>> Start

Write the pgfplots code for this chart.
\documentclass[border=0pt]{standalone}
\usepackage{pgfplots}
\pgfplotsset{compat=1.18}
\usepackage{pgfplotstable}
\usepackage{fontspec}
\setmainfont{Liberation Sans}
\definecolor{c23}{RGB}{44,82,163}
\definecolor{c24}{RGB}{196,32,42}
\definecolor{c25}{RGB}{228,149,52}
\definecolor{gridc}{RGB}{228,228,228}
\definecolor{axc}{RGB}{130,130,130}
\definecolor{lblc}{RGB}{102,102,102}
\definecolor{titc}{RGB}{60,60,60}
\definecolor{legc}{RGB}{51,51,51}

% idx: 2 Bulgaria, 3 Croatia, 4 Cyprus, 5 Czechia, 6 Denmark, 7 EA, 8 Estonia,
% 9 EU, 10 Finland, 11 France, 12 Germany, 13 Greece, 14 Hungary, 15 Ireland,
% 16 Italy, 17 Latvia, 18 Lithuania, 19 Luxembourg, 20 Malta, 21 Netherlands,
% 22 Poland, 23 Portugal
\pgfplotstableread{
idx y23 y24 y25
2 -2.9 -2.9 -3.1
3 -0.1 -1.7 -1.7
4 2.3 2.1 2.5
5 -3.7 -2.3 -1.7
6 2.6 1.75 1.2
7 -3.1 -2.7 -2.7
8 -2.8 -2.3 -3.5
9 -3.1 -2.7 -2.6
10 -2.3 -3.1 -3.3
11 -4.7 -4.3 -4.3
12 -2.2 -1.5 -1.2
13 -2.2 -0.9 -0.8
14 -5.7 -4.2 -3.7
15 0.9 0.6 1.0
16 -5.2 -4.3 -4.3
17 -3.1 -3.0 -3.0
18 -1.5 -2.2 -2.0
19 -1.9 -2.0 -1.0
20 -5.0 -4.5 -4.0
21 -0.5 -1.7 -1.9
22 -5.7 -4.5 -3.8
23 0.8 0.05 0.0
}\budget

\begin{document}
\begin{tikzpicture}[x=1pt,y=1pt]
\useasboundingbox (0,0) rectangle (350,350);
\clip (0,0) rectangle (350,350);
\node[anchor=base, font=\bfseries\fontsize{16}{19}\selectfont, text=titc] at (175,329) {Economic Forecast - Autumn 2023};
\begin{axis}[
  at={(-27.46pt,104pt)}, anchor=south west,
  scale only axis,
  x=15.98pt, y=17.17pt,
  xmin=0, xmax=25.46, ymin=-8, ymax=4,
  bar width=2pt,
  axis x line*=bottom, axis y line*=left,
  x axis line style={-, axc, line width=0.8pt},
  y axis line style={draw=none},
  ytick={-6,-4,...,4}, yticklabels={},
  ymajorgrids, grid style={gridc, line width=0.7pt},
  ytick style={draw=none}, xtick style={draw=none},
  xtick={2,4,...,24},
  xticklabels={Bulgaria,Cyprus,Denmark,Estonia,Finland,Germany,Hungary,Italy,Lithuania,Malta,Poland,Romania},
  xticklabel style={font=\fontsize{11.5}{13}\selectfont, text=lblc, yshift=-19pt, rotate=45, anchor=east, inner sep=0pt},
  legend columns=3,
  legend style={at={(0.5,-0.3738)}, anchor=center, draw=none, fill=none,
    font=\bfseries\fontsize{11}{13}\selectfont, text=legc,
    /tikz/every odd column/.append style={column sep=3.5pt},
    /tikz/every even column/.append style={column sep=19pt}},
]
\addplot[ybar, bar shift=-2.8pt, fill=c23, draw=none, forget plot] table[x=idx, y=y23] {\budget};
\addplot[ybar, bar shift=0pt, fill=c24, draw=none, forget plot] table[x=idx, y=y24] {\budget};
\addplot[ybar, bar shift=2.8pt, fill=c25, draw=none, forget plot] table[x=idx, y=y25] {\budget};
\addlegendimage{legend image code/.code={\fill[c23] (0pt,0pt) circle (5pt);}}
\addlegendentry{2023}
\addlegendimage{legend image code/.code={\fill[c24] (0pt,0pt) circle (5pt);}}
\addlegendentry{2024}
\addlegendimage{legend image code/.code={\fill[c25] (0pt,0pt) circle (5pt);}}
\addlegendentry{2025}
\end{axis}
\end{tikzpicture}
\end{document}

>> End
>> Start

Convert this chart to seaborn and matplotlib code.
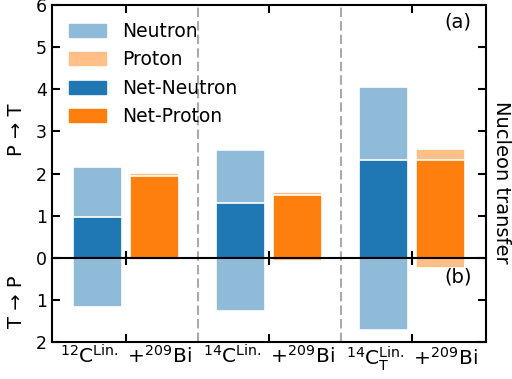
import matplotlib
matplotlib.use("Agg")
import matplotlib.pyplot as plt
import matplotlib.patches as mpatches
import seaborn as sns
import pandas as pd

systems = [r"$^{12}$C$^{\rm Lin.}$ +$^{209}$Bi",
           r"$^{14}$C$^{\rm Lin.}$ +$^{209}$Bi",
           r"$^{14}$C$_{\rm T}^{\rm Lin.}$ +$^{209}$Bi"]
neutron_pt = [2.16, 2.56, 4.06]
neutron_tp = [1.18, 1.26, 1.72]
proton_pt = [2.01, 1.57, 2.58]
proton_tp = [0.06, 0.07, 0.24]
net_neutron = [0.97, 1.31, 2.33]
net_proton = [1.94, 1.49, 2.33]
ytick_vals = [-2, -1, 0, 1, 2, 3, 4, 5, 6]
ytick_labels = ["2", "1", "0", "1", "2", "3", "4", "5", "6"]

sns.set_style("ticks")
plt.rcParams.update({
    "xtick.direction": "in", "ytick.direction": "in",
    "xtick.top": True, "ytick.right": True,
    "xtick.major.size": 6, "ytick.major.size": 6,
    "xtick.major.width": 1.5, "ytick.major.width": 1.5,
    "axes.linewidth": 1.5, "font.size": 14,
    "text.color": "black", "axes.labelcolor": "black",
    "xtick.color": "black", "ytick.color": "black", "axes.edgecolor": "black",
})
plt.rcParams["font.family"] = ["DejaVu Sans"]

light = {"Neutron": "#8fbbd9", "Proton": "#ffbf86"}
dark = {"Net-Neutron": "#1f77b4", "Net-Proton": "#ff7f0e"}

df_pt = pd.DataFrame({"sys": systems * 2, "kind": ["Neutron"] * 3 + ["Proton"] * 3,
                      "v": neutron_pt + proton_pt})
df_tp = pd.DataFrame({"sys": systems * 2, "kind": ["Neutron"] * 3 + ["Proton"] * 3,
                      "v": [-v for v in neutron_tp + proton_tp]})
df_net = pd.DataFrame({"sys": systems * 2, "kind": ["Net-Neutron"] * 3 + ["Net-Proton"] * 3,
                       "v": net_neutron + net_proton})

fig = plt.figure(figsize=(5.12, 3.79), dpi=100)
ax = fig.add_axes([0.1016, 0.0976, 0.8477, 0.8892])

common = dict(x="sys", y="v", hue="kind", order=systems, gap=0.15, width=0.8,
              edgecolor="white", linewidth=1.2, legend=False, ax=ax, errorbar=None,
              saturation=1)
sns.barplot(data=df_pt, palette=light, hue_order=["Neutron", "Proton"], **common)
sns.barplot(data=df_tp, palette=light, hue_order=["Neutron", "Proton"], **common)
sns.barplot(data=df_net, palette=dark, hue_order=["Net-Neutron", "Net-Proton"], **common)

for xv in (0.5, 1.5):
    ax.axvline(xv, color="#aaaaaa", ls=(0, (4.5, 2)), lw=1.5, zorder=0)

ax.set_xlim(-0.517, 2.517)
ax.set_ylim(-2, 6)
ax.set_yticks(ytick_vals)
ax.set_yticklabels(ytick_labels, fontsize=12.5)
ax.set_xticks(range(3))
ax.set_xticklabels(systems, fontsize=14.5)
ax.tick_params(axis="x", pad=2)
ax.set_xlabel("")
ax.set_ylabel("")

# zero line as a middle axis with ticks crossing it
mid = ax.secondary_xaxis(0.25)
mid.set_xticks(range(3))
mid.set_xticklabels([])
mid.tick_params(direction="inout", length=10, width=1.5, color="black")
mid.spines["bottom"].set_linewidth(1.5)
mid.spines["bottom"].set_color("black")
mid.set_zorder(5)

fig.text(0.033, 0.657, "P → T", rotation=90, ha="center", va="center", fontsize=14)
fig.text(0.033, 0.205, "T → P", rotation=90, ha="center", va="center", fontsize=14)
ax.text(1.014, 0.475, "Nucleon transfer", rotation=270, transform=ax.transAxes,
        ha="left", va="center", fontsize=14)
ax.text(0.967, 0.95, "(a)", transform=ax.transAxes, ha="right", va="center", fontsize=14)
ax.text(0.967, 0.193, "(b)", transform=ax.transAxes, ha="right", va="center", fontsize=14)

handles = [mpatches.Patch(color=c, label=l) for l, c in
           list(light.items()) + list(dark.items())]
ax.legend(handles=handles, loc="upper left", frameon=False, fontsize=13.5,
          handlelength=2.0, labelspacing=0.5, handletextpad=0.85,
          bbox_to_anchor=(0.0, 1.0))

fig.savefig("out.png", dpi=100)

>> End

* [STATED TASK]: Start with the line that includes "Convert this chart" and finish with the line that includes "import pandas as pd": reproduce those lines exactly, nothing before or after, and omit any pictures.

* [EXERCISE RESPONSE]:
Convert this chart to seaborn and matplotlib code.
import matplotlib
matplotlib.use("Agg")
import matplotlib.pyplot as plt
import matplotlib.patches as mpatches
import seaborn as sns
import pandas as pd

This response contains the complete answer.